The data below should be printed in full, exactly, and without any of its images.

::::::::

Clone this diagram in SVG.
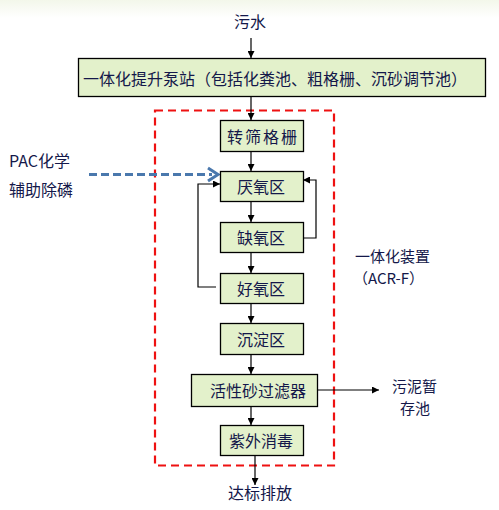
<svg xmlns="http://www.w3.org/2000/svg" width="499" height="510" viewBox="0 0 499 510">
<style>
.bx{fill:#e3f1cb;stroke:#000;stroke-width:1.3}
.t{font-family:"Noto Sans CJK SC","Liberation Sans",sans-serif;font-size:16px;fill:#14184a}
.s{font-size:15px}
.c{text-anchor:middle}
.ln{fill:none;stroke:#000;stroke-width:1.2}
</style>
<defs>
<linearGradient id="bg" x1="0" y1="0" x2="0" y2="1">
<stop offset="0" stop-color="#f3f7ea"/>
<stop offset="1" stop-color="#ffffff"/>
</linearGradient>
<marker id="ar" viewBox="0 0 10 10" refX="10" refY="5" markerWidth="7" markerHeight="7" markerUnits="userSpaceOnUse" orient="auto">
<path d="M0,0 L10,5 L0,10 z" fill="#000"/>
</marker>
</defs>
<rect x="0" y="0" width="499" height="510" fill="#fff"/>
<rect x="0" y="0" width="499" height="18" fill="url(#bg)"/>
<g id="labels">
<text class="t c" x="250" y="28">污水</text>
<text class="t" x="9" y="167">PAC化学</text>
<text class="t" x="9" y="196">辅助除磷</text>
<text class="t s" x="355" y="262">一体化装置</text>
<text class="t s" x="353" y="284">（ACR-F）</text>
<text class="t s" x="392" y="392">污泥暂</text>
<text class="t s" x="400" y="414">存池</text>
<text class="t c" x="260" y="499">达标排放</text>
</g>
<rect id="acr" x="155" y="110.5" width="179" height="355" fill="none" stroke="#ee1111" stroke-width="2.2" stroke-dasharray="8,5"/>
<g id="connectors">
<line class="ln" x1="251" y1="38" x2="251" y2="58" marker-end="url(#ar)"/>
<line class="ln" x1="251" y1="96" x2="251" y2="120" marker-end="url(#ar)"/>
<line class="ln" x1="251" y1="151" x2="251" y2="171" marker-end="url(#ar)"/>
<line class="ln" x1="251" y1="201" x2="251" y2="222" marker-end="url(#ar)"/>
<line class="ln" x1="251" y1="252" x2="251" y2="273" marker-end="url(#ar)"/>
<line class="ln" x1="251" y1="303" x2="251" y2="323" marker-end="url(#ar)"/>
<line class="ln" x1="251" y1="354" x2="251" y2="374" marker-end="url(#ar)"/>
<line class="ln" x1="251" y1="406" x2="251" y2="425" marker-end="url(#ar)"/>
<line class="ln" x1="255" y1="455" x2="255" y2="485" marker-end="url(#ar)"/>
<line class="ln" x1="317" y1="390" x2="379" y2="390" marker-end="url(#ar)"/>
<polyline class="ln" points="216,287 198,287 198,184 220,184" marker-end="url(#ar)"/>
<polyline class="ln" points="303,238 316,238 316,180 303,180" marker-end="url(#ar)"/>
<line x1="89" y1="174.5" x2="212" y2="174.5" stroke="#4a78ad" stroke-width="3" stroke-dasharray="8,4"/>
<polyline points="208,168 218,174.5 208,181" fill="none" stroke="#4a78ad" stroke-width="3"/>
</g>
<g id="n_lift"><rect class="bx" x="78.5" y="58.5" width="407" height="38"/><text class="t c" x="275" y="78" dominant-baseline="central">一体化提升泵站（包括化粪池、粗格栅、沉砂调节池）</text></g>
<g id="n_screen"><rect class="bx" x="220.5" y="120.5" width="83" height="31"/><text class="t c" x="263" y="136" dominant-baseline="central" letter-spacing="2">转筛格栅</text></g>
<g id="n_ana"><rect class="bx" x="220.5" y="171.5" width="83" height="30"/><text class="t c" x="261" y="186" dominant-baseline="central">厌氧区</text></g>
<g id="n_anox"><rect class="bx" x="220.5" y="222.5" width="83" height="30"/><text class="t c" x="261" y="237" dominant-baseline="central">缺氧区</text></g>
<g id="n_aer"><rect class="bx" x="220.5" y="273.5" width="83" height="30"/><text class="t c" x="261" y="288" dominant-baseline="central">好氧区</text></g>
<g id="n_sed"><rect class="bx" x="220.5" y="323.5" width="83" height="31"/><text class="t c" x="261" y="339" dominant-baseline="central">沉淀区</text></g>
<g id="n_sand"><rect class="bx" x="191.5" y="374.5" width="126" height="32"/><text class="t c" x="258" y="390" dominant-baseline="central">活性砂过滤器</text></g>
<g id="n_uv"><rect class="bx" x="220.5" y="425.5" width="83" height="30"/><text class="t c" x="261" y="440" dominant-baseline="central">紫外消毒</text></g>
</svg>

::::::::

• ANSWER BELOW:
Clone this diagram in SVG.
<svg xmlns="http://www.w3.org/2000/svg" width="499" height="510" viewBox="0 0 499 510">
<style>
.bx{fill:#e3f1cb;stroke:#000;stroke-width:1.3}
.t{font-family:"Noto Sans CJK SC","Liberation Sans",sans-serif;font-size:16px;fill:#14184a}
.s{font-size:15px}
.c{text-anchor:middle}
.ln{fill:none;stroke:#000;stroke-width:1.2}
</style>
<defs>
<linearGradient id="bg" x1="0" y1="0" x2="0" y2="1">
<stop offset="0" stop-color="#f3f7ea"/>
<stop offset="1" stop-color="#ffffff"/>
</linearGradient>
<marker id="ar" viewBox="0 0 10 10" refX="10" refY="5" markerWidth="7" markerHeight="7" markerUnits="userSpaceOnUse" orient="auto">
<path d="M0,0 L10,5 L0,10 z" fill="#000"/>
</marker>
</defs>
<rect x="0" y="0" width="499" height="510" fill="#fff"/>
<rect x="0" y="0" width="499" height="18" fill="url(#bg)"/>
<g id="labels">
<text class="t c" x="250" y="28">污水</text>
<text class="t" x="9" y="167">PAC化学</text>
<text class="t" x="9" y="196">辅助除磷</text>
<text class="t s" x="355" y="262">一体化装置</text>
<text class="t s" x="353" y="284">（ACR-F）</text>
<text class="t s" x="392" y="392">污泥暂</text>
<text class="t s" x="400" y="414">存池</text>
<text class="t c" x="260" y="499">达标排放</text>
</g>
<rect id="acr" x="155" y="110.5" width="179" height="355" fill="none" stroke="#ee1111" stroke-width="2.2" stroke-dasharray="8,5"/>
<g id="connectors">
<line class="ln" x1="251" y1="38" x2="251" y2="58" marker-end="url(#ar)"/>
<line class="ln" x1="251" y1="96" x2="251" y2="120" marker-end="url(#ar)"/>
<line class="ln" x1="251" y1="151" x2="251" y2="171" marker-end="url(#ar)"/>
<line class="ln" x1="251" y1="201" x2="251" y2="222" marker-end="url(#ar)"/>
<line class="ln" x1="251" y1="252" x2="251" y2="273" marker-end="url(#ar)"/>
<line class="ln" x1="251" y1="303" x2="251" y2="323" marker-end="url(#ar)"/>
<line class="ln" x1="251" y1="354" x2="251" y2="374" marker-end="url(#ar)"/>
<line class="ln" x1="251" y1="406" x2="251" y2="425" marker-end="url(#ar)"/>
<line class="ln" x1="255" y1="455" x2="255" y2="485" marker-end="url(#ar)"/>
<line class="ln" x1="317" y1="390" x2="379" y2="390" marker-end="url(#ar)"/>
<polyline class="ln" points="216,287 198,287 198,184 220,184" marker-end="url(#ar)"/>
<polyline class="ln" points="303,238 316,238 316,180 303,180" marker-end="url(#ar)"/>
<line x1="89" y1="174.5" x2="212" y2="174.5" stroke="#4a78ad" stroke-width="3" stroke-dasharray="8,4"/>
<polyline points="208,168 218,174.5 208,181" fill="none" stroke="#4a78ad" stroke-width="3"/>
</g>
<g id="n_lift"><rect class="bx" x="78.5" y="58.5" width="407" height="38"/><text class="t c" x="275" y="78" dominant-baseline="central">一体化提升泵站（包括化粪池、粗格栅、沉砂调节池）</text></g>
<g id="n_screen"><rect class="bx" x="220.5" y="120.5" width="83" height="31"/><text class="t c" x="263" y="136" dominant-baseline="central" letter-spacing="2">转筛格栅</text></g>
<g id="n_ana"><rect class="bx" x="220.5" y="171.5" width="83" height="30"/><text class="t c" x="261" y="186" dominant-baseline="central">厌氧区</text></g>
<g id="n_anox"><rect class="bx" x="220.5" y="222.5" width="83" height="30"/><text class="t c" x="261" y="237" dominant-baseline="central">缺氧区</text></g>
<g id="n_aer"><rect class="bx" x="220.5" y="273.5" width="83" height="30"/><text class="t c" x="261" y="288" dominant-baseline="central">好氧区</text></g>
<g id="n_sed"><rect class="bx" x="220.5" y="323.5" width="83" height="31"/><text class="t c" x="261" y="339" dominant-baseline="central">沉淀区</text></g>
<g id="n_sand"><rect class="bx" x="191.5" y="374.5" width="126" height="32"/><text class="t c" x="258" y="390" dominant-baseline="central">活性砂过滤器</text></g>
<g id="n_uv"><rect class="bx" x="220.5" y="425.5" width="83" height="30"/><text class="t c" x="261" y="440" dominant-baseline="central">紫外消毒</text></g>
</svg>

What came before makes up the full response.